= Division (political geography) =

Administrative territorial entity in some Asian and African countries

A division is a type of administrative division of some Asian and African countries, all of them were part of the British Empire, as well as a type of electoral district for county councils in England and Ireland.

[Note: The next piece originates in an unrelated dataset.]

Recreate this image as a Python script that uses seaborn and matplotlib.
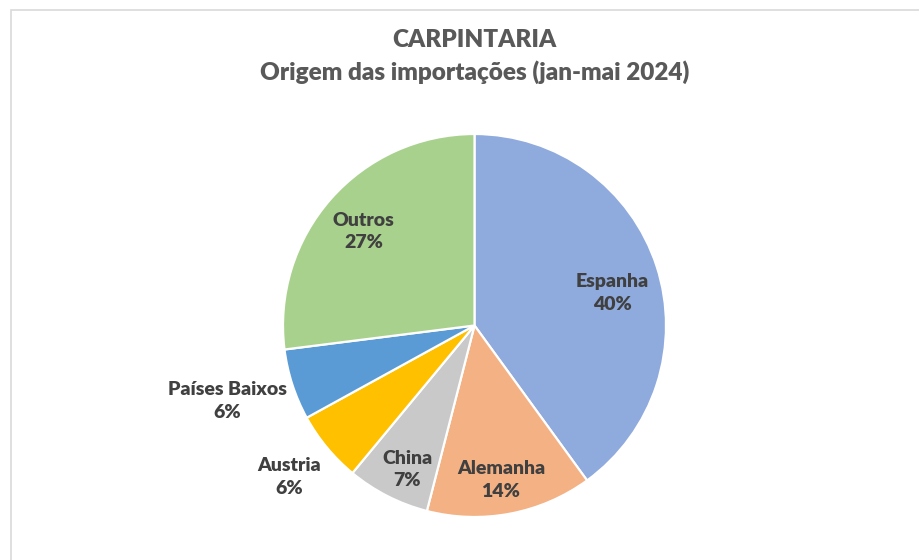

== Administrative divisions ==

| Group | Continent | Level | Note |
|---|---|---|---|
| Divisions of Antigua and Barbuda | North America | 2nd | only in Antigua |
| Divisions of Bangladesh | Asia | 1st | after Districts of Bangladesh |
| Divisions of Cameroon (also called departments) | Africa | 2nd | below provinces of Cameroon |
| Divisions of Fiji | Oceania | 1st |  |
| Divisions of the Gambia | Africa | 1st | renamed to regions |
| Divisions of India | Asia | 2nd | below states of India |
| Divisions of Malaysia | Asia | 2nd | in two of the states of Malaysia: Sabah and Sarawak |
| Divisions of Myanmar | Asia | 1st | renamed to regions, per 2008 Constitution |
| Divisions of Pakistan | Asia | 2nd | below Provinces of Pakistan dissolved in 2000, re-established between 2008 and 2011 |

==England==
In England, a division refers to the electoral district used for elections to a county council, with ward the usual term used for other authorities.

Some of the hundreds and wapentakes in England (of the historic counties of England) were divided into divisions. Also a number of the Wards of the City of London are, or were, divided into two divisions.